Input data -
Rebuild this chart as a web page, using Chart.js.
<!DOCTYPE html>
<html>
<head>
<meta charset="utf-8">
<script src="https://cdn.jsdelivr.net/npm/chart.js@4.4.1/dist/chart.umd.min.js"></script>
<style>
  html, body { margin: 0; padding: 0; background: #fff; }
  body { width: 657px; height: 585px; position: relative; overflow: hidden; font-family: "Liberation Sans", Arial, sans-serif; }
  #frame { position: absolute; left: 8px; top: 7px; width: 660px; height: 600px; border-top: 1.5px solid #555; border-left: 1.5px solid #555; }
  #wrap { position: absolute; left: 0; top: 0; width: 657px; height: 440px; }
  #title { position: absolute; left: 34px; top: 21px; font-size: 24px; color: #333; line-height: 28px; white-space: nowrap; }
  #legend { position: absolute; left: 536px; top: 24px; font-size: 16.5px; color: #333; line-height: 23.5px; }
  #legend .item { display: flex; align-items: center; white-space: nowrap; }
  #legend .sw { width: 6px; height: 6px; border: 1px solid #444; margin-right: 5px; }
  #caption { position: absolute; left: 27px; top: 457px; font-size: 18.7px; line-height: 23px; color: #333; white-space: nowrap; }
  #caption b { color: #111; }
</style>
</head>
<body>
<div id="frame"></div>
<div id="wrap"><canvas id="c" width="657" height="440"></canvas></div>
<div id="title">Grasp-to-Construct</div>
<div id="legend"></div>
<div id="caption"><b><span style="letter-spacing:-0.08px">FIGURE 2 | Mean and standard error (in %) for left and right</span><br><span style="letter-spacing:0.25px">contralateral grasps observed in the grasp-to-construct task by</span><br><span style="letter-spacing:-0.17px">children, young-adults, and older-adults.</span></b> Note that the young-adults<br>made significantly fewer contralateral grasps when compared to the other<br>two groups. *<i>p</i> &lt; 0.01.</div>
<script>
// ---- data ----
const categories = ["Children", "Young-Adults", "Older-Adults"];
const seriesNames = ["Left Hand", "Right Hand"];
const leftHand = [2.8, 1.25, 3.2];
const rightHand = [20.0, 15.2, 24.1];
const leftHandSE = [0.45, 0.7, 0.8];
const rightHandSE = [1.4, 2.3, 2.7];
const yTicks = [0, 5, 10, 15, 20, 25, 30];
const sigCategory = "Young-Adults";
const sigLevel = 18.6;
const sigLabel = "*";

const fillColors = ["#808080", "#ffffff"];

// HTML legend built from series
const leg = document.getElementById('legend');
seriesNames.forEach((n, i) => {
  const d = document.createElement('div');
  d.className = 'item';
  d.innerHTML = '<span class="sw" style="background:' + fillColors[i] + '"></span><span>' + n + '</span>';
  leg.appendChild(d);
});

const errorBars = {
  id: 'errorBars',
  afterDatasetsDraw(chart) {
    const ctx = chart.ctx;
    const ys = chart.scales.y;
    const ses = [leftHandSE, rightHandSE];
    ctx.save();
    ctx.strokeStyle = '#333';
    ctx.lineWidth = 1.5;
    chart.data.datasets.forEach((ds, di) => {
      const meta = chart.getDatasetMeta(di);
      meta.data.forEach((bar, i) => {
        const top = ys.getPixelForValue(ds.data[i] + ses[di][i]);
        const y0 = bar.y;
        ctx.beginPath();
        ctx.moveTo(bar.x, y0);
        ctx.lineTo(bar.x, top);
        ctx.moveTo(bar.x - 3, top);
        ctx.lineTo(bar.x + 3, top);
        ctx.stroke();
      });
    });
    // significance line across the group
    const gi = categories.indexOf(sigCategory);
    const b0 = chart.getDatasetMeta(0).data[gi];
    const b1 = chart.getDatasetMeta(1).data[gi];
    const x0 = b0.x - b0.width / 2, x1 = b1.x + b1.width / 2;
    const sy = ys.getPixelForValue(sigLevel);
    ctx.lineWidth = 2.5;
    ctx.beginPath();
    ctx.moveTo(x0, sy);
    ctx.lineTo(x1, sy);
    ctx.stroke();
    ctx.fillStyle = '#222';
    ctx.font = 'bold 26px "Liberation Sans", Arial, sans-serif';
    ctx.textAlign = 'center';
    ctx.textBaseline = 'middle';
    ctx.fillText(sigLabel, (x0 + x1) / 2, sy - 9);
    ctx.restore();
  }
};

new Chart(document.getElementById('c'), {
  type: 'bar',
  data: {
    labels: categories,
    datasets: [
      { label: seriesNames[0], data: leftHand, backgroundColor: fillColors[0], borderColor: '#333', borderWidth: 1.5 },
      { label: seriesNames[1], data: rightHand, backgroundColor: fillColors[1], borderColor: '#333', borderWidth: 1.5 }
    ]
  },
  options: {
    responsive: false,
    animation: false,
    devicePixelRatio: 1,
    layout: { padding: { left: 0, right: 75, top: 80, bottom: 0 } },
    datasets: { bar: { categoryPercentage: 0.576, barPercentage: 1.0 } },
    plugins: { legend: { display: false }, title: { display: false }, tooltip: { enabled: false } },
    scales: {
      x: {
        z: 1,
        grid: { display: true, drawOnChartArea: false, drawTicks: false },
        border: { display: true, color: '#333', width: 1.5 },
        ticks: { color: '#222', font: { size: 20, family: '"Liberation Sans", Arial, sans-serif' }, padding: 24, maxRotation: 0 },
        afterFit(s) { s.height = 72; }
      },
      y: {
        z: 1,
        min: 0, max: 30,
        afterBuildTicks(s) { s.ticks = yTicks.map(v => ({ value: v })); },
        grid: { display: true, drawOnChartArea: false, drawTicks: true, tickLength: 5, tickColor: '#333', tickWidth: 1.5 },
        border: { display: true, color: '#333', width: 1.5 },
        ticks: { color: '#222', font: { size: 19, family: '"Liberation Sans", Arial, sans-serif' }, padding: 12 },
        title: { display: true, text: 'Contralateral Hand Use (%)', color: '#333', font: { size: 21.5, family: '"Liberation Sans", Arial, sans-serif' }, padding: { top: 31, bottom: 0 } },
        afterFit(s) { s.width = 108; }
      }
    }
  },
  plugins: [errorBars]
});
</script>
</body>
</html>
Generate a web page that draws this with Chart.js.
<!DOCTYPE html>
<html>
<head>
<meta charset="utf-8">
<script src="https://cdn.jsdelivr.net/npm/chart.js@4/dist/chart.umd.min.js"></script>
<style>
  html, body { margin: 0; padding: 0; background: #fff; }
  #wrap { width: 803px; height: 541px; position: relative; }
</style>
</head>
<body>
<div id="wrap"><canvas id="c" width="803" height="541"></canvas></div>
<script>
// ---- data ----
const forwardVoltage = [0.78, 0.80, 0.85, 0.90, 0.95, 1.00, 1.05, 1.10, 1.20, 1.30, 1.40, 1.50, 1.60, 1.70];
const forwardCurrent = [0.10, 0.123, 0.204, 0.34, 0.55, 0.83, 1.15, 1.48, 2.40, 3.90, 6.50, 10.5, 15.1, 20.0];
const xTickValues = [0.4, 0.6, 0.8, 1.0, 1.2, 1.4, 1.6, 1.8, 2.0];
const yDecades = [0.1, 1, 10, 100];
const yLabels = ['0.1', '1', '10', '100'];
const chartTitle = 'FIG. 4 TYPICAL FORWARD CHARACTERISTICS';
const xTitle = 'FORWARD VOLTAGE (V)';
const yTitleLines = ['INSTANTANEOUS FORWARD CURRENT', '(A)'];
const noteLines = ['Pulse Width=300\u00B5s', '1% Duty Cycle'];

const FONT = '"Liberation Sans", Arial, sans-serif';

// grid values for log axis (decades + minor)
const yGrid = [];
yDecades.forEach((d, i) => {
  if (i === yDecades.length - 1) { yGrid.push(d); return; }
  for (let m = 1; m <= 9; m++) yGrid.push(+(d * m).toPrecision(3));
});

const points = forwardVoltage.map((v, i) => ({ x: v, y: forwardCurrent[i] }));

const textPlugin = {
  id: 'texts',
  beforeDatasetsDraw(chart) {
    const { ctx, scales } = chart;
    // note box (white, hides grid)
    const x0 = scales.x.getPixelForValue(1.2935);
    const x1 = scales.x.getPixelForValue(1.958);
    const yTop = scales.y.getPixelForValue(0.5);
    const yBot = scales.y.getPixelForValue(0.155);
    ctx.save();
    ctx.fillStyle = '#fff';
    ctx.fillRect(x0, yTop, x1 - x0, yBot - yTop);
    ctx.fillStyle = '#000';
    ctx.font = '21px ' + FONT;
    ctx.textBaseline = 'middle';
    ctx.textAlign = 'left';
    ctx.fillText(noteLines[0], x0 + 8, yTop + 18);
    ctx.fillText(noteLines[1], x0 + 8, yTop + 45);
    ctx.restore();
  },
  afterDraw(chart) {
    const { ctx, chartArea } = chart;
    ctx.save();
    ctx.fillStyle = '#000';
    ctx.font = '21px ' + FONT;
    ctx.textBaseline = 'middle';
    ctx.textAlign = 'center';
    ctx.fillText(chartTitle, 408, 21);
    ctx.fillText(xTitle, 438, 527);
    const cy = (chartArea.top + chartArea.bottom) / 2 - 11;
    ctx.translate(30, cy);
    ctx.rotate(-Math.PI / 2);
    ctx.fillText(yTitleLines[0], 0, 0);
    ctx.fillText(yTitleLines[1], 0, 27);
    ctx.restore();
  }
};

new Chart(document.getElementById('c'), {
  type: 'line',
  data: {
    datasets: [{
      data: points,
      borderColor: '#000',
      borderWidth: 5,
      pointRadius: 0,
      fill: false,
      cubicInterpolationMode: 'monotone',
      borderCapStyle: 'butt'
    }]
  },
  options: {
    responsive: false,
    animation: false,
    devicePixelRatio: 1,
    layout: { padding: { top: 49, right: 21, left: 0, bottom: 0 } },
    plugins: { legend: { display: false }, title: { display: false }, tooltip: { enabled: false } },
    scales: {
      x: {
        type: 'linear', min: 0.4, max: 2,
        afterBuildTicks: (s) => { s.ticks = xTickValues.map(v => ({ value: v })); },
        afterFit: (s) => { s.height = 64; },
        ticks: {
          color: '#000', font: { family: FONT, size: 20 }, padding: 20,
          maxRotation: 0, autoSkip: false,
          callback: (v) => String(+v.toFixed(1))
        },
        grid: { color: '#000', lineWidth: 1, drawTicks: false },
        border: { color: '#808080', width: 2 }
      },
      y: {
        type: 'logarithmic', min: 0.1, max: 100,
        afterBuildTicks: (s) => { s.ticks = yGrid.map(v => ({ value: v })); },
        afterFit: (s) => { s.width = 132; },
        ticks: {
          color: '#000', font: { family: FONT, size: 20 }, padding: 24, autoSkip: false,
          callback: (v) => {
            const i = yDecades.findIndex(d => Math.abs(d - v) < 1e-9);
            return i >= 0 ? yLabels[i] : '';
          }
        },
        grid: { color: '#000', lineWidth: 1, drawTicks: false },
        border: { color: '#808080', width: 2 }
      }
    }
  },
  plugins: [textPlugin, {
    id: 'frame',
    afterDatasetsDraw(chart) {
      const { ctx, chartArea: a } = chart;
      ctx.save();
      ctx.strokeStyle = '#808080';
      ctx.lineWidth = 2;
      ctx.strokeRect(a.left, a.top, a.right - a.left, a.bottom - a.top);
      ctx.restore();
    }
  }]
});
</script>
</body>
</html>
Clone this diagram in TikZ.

What this task involves - Retype only this portion of the data above: the line containing "Generate a web", the line containing "const points = forwardVoltage.map((v, i)", and all lines between them, exactly.

Exercise output -
Generate a web page that draws this with Chart.js.
<!DOCTYPE html>
<html>
<head>
<meta charset="utf-8">
<script src="https://cdn.jsdelivr.net/npm/chart.js@4/dist/chart.umd.min.js"></script>
<style>
  html, body { margin: 0; padding: 0; background: #fff; }
  #wrap { width: 803px; height: 541px; position: relative; }
</style>
</head>
<body>
<div id="wrap"><canvas id="c" width="803" height="541"></canvas></div>
<script>
// ---- data ----
const forwardVoltage = [0.78, 0.80, 0.85, 0.90, 0.95, 1.00, 1.05, 1.10, 1.20, 1.30, 1.40, 1.50, 1.60, 1.70];
const forwardCurrent = [0.10, 0.123, 0.204, 0.34, 0.55, 0.83, 1.15, 1.48, 2.40, 3.90, 6.50, 10.5, 15.1, 20.0];
const xTickValues = [0.4, 0.6, 0.8, 1.0, 1.2, 1.4, 1.6, 1.8, 2.0];
const yDecades = [0.1, 1, 10, 100];
const yLabels = ['0.1', '1', '10', '100'];
const chartTitle = 'FIG. 4 TYPICAL FORWARD CHARACTERISTICS';
const xTitle = 'FORWARD VOLTAGE (V)';
const yTitleLines = ['INSTANTANEOUS FORWARD CURRENT', '(A)'];
const noteLines = ['Pulse Width=300\u00B5s', '1% Duty Cycle'];

const FONT = '"Liberation Sans", Arial, sans-serif';

// grid values for log axis (decades + minor)
const yGrid = [];
yDecades.forEach((d, i) => {
  if (i === yDecades.length - 1) { yGrid.push(d); return; }
  for (let m = 1; m <= 9; m++) yGrid.push(+(d * m).toPrecision(3));
});

const points = forwardVoltage.map((v, i) => ({ x: v, y: forwardCurrent[i] }));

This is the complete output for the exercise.